--- Start of Dataset ---

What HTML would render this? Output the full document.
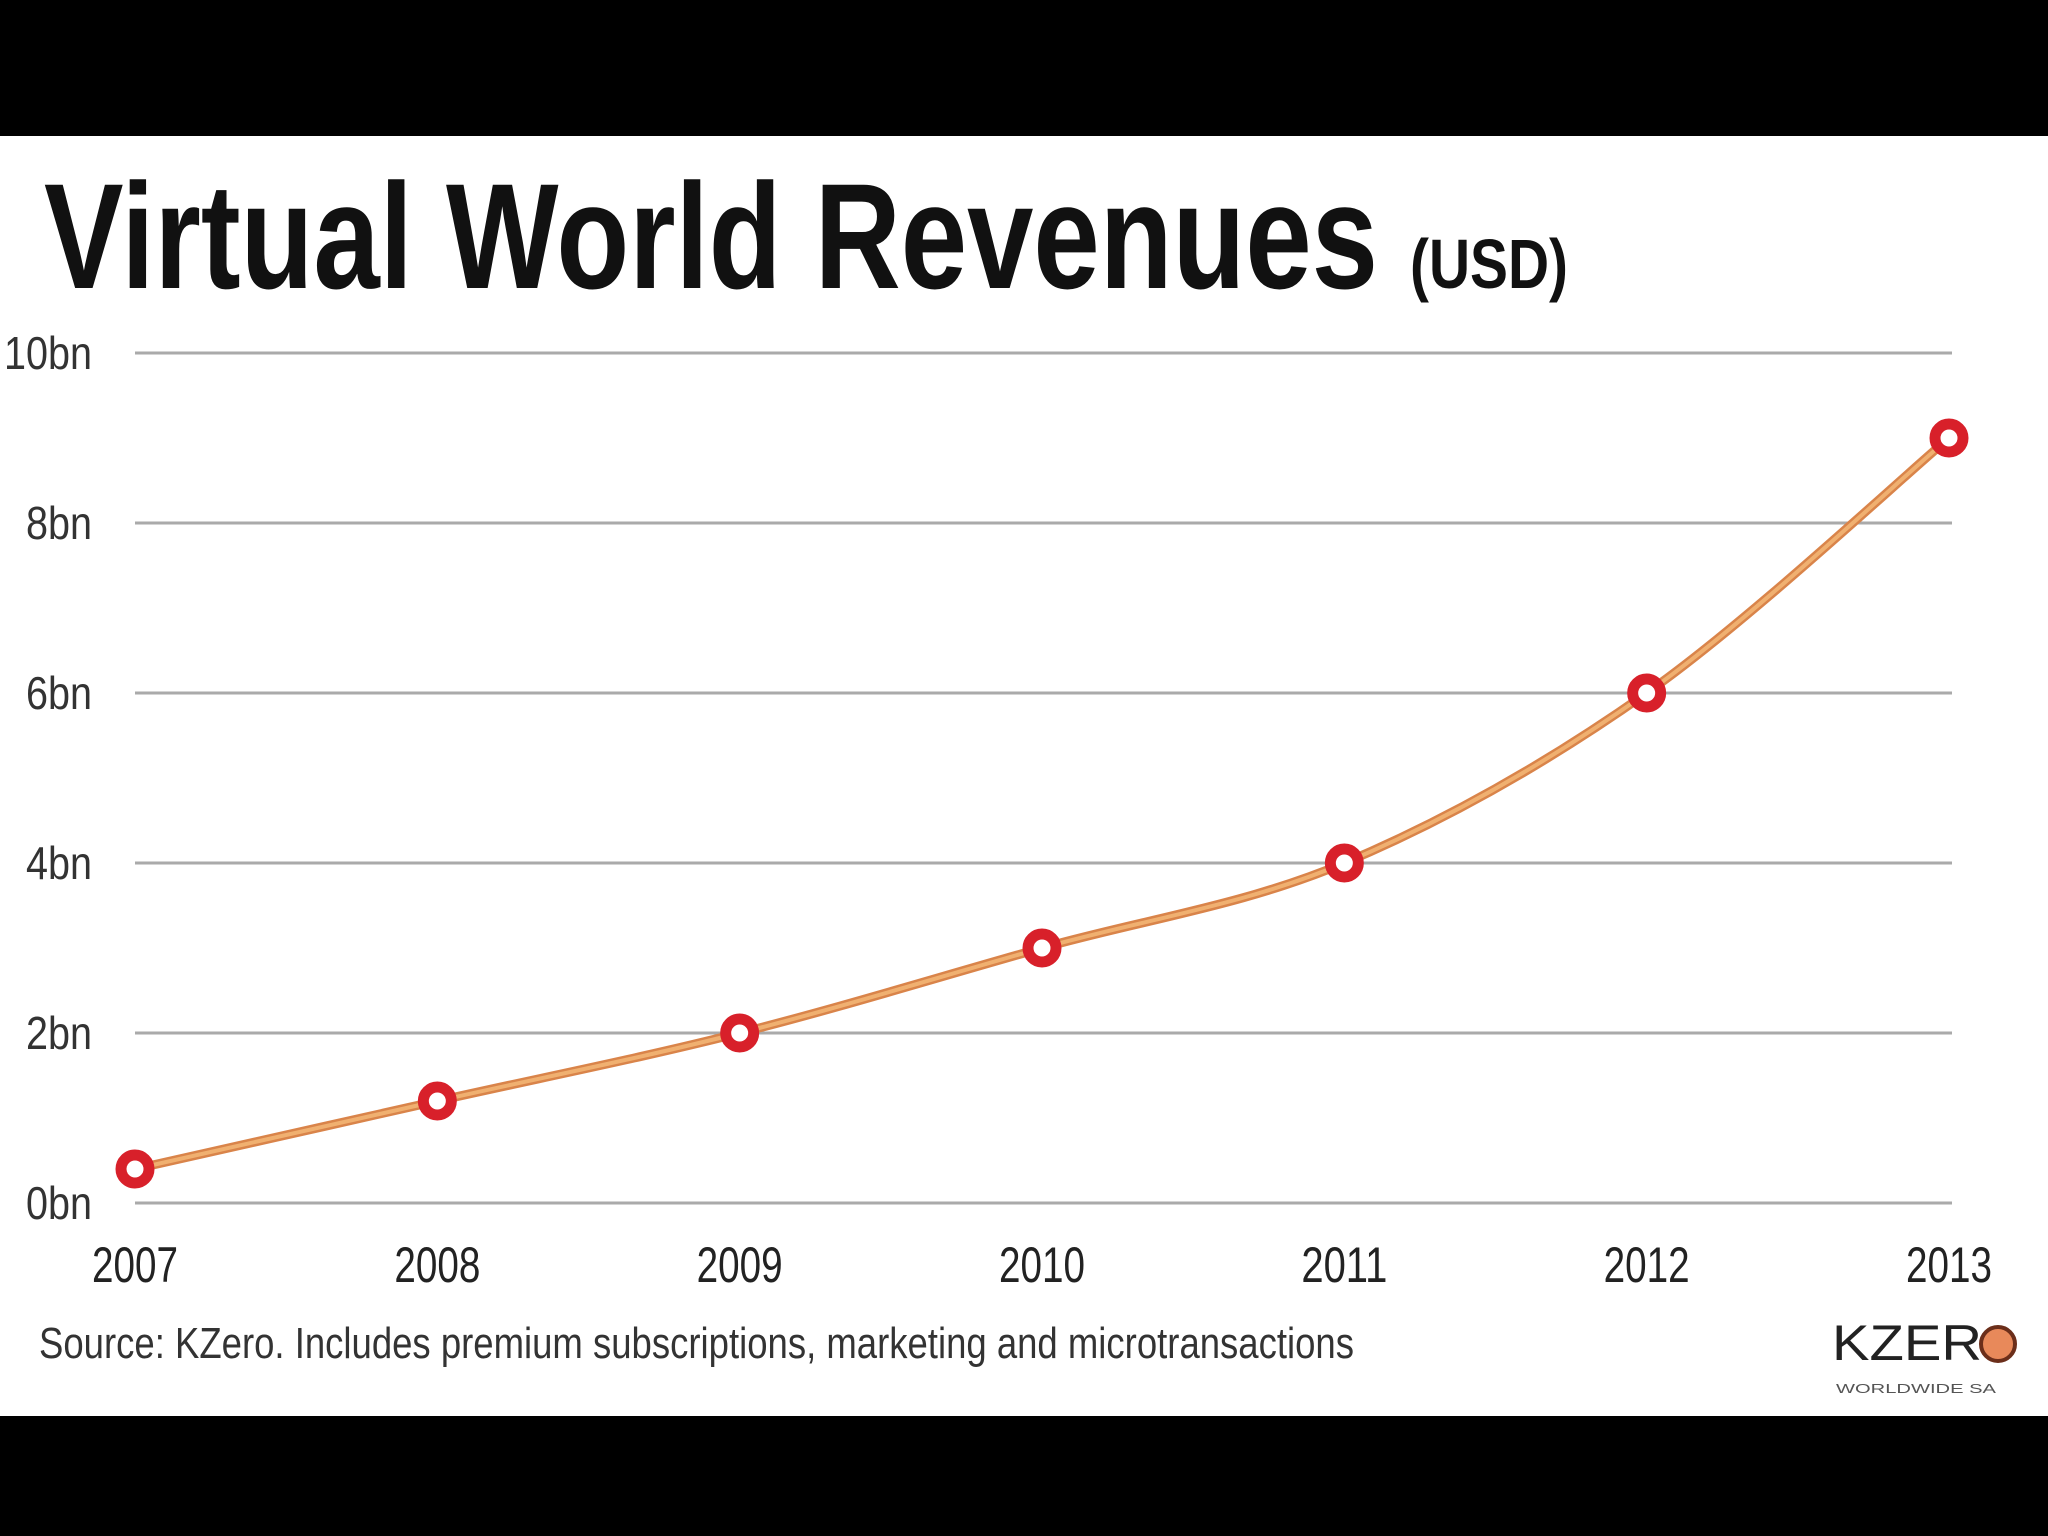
<!DOCTYPE html>
<html><head><meta charset="utf-8"><style>
html,body{margin:0;padding:0;background:#000;}
svg{display:block;}
text{font-family:"Liberation Sans Narrow","Liberation Sans",sans-serif;}
</style></head><body>
<svg id="chart" width="2048" height="1536" viewBox="0 0 2048 1536" xmlns="http://www.w3.org/2000/svg">
<rect x="0" y="0" width="2048" height="136" fill="#000"/>
<rect x="0" y="136" width="2048" height="1280" fill="#fff"/>
<rect x="0" y="1416" width="2048" height="120" fill="#000"/>
<text x="44" y="288" font-size="150" font-weight="bold" fill="#111" textLength="1334" lengthAdjust="spacingAndGlyphs">Virtual World Revenues</text>
<text x="1410" y="288" font-size="70" font-weight="bold" fill="#111" textLength="158" lengthAdjust="spacingAndGlyphs">(USD)</text>
<g id="grid"></g>
<g id="ylabels"></g>
<g id="xlabels"></g>
<path id="line-edge" fill="none" stroke="#d9844a" stroke-width="9" stroke-linejoin="round"/>
<path id="line" fill="none" stroke="#f0b070" stroke-width="4" stroke-linejoin="round"/>
<g id="points"></g>
<text x="39" y="1358" font-size="44" fill="#333" textLength="1315" lengthAdjust="spacingAndGlyphs">Source: KZero. Includes premium subscriptions, marketing and microtransactions</text>
<g>
<text x="1832" y="1360" font-size="50" fill="#222" textLength="150" lengthAdjust="spacingAndGlyphs">KZER</text>
<circle cx="1998" cy="1344" r="17" fill="#e8895a" stroke="#6b2e1a" stroke-width="4"/>
<text x="1836" y="1393" font-size="13" fill="#555" textLength="160" lengthAdjust="spacingAndGlyphs">WORLDWIDE SA</text>
</g>
</svg>
<script>
const years = ['2007','2008','2009','2010','2011','2012','2013'];
const revenue = [0.4, 1.2, 2.0, 3.0, 4.0, 6.0, 9.0];
const yTicks = [0, 2, 4, 6, 8, 10];
const yTickLabels = ['0bn','2bn','4bn','6bn','8bn','10bn'];

const NS = 'http://www.w3.org/2000/svg';
const x0 = 135, x1 = 1949, y0 = 1203, y1 = 353;
function xScale(i){ return x0 + (x1 - x0) * i / (years.length - 1); }
function yScale(v){ return y0 - (y0 - y1) * v / 10; }

const grid = document.getElementById('grid');
const yl = document.getElementById('ylabels');
yTicks.forEach((t, k) => {
  const l = document.createElementNS(NS, 'line');
  
  
  l.setAttribute('x1', 135); l.setAttribute('x2', 1952);
  l.setAttribute('y1', yScale(t)); l.setAttribute('y2', yScale(t));
  l.setAttribute('stroke', '#aaa'); l.setAttribute('stroke-width', '3');
  grid.appendChild(l);
  const tx = document.createElementNS(NS, 'text');
  
  
  tx.setAttribute('x', 92); tx.setAttribute('y', yScale(t) + 16);
  tx.setAttribute('text-anchor', 'end');
  tx.setAttribute('font-size', '46'); tx.setAttribute('fill', '#333');
  tx.setAttribute('textLength', yTickLabels[k].length * 22);
  tx.setAttribute('lengthAdjust', 'spacingAndGlyphs');
  tx.textContent = yTickLabels[k];
  yl.appendChild(tx);
});

const xl = document.getElementById('xlabels');
years.forEach((y, i) => {
  const tx = document.createElementNS(NS, 'text');
  
  
  tx.setAttribute('x', xScale(i)); tx.setAttribute('y', 1282);
  tx.setAttribute('text-anchor', 'middle');
  tx.setAttribute('font-size', '50'); tx.setAttribute('fill', '#222');
  tx.setAttribute('textLength', 86);
  tx.setAttribute('lengthAdjust', 'spacingAndGlyphs');
  tx.textContent = y;
  xl.appendChild(tx);
});

const pts = revenue.map((v, i) => [xScale(i), yScale(v)]);
let d = 'M' + pts[0][0] + ',' + pts[0][1];
for (let i = 0; i < pts.length - 1; i++) {
  const p0 = pts[Math.max(0, i - 1)], p1 = pts[i], p2 = pts[i + 1], p3 = pts[Math.min(pts.length - 1, i + 2)];
  const c1 = [p1[0] + (p2[0] - p0[0]) / 6, p1[1] + (p2[1] - p0[1]) / 6];
  const c2 = [p2[0] - (p3[0] - p1[0]) / 6, p2[1] - (p3[1] - p1[1]) / 6];
  d += ' C' + c1 + ' ' + c2 + ' ' + p2;
}
document.getElementById('line').setAttribute('d', d);
document.getElementById('line-edge').setAttribute('d', d);

const pg = document.getElementById('points');
pts.forEach((p, i) => {
  const c = document.createElementNS(NS, 'circle');
  
  
  c.setAttribute('cx', p[0]); c.setAttribute('cy', p[1]);
  c.setAttribute('r', 14);
  c.setAttribute('fill', '#fff'); c.setAttribute('stroke', '#d8202a'); c.setAttribute('stroke-width', '11');
  pg.appendChild(c);
});
</script>
</body></html>
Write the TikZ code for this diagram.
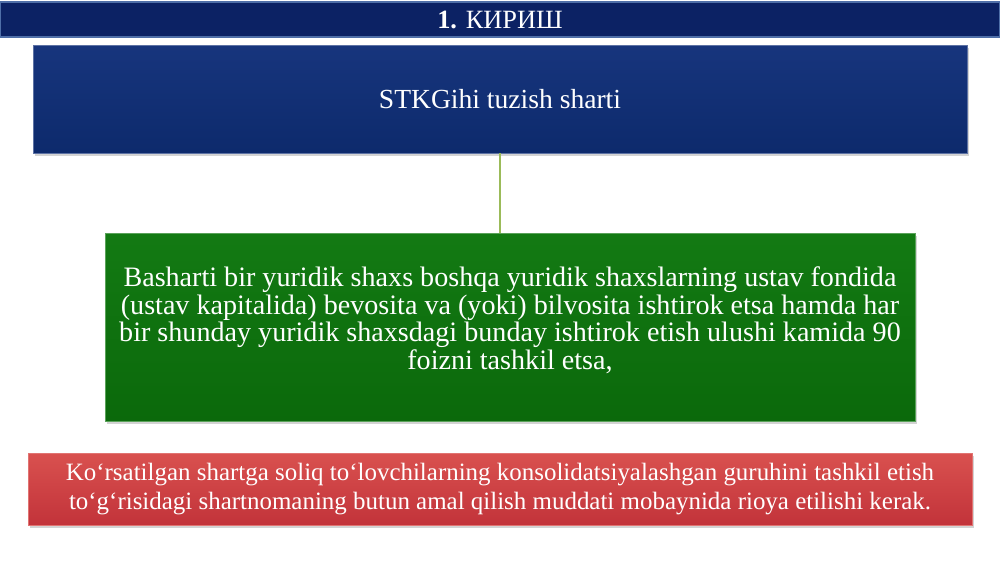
\documentclass[tikz,border=0pt]{standalone}
\usepackage{fontspec}
\setmainfont{Liberation Serif}
\usetikzlibrary{shadows}
\definecolor{titlefill}{HTML}{0C2264}
\definecolor{titleedge}{HTML}{4F6FA8}
\definecolor{bluefill}{HTML}{0D2A6C}
\definecolor{bluetop}{HTML}{17357D}
\definecolor{greenfill}{HTML}{0B690B}
\definecolor{greentop}{HTML}{137A13}
\definecolor{redfill}{HTML}{C2333A}
\definecolor{redtop}{HTML}{D9514F}
\definecolor{linkgreen}{HTML}{9BBB59}
\tikzset{
  boxbase/.style={rectangle, inner sep=0pt, text=white, align=center,
    drop shadow={opacity=0.35, shadow xshift=1.2pt, shadow yshift=-1.5pt}},
  titlebar/.style={rectangle, inner sep=0pt, text=white, fill=titlefill,
    draw=titleedge, line width=1pt, minimum width=20cm, minimum height=0.7cm,
    font=\fontsize{15}{17}\selectfont},
  bluebox/.style={boxbase, top color=bluetop, bottom color=bluefill, draw=bluetop!70!white, line width=0.4pt,
    font=\fontsize{15.7}{18}\selectfont},
  greenbox/.style={boxbase, top color=greentop, bottom color=greenfill, draw=greentop!70!white, line width=0.4pt,
    font=\fontsize{16}{14}\selectfont},
  redbox/.style={boxbase, top color=redtop, bottom color=redfill, draw=redtop!80!white, line width=0.4pt,
    font=\fontsize{14.2}{16.4}\selectfont},
  link/.style={draw=linkgreen, line width=1.2pt}
}
\begin{document}
\begin{tikzpicture}[x=0.02cm,y=-0.02cm]
\useasboundingbox (0,0) rectangle (1000,563);
\node[titlebar] (title) at (500,19.5) {\textbf{1.} КИРИШ};
\node[bluebox, minimum width=18.68cm, minimum height=2.16cm] (cond) at (500,99)
  {STKGihi tuzish sharti};
\node[greenbox, minimum width=16.2cm, minimum height=3.76cm] (rule) at (510,327)
  {Basharti bir yuridik shaxs boshqa yuridik shaxslarning ustav fondida\\
   (ustav kapitalida) bevosita va (yoki) bilvosita ishtirok etsa hamda har\\
   bir shunday yuridik shaxsdagi bunday ishtirok etish ulushi kamida 90\\
   foizni tashkil etsa,\\[-4pt]\mbox{}};
\node[redbox, minimum width=18.88cm, minimum height=1.44cm] (note) at (500,489)
  {Ko‘rsatilgan shartga soliq to‘lovchilarning konsolidatsiyalashgan guruhini tashkil etish\\
   to‘g‘risidagi shartnomaning butun amal qilish muddati mobaynida rioya etilishi kerak.};
\draw[link] (cond.south) -- (cond.south |- rule.north);
\end{tikzpicture}
\end{document}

--- End of Dataset ---

Your instructions
Scan the material above and determine how many lines include the word "this"; report only the number.

Final result
2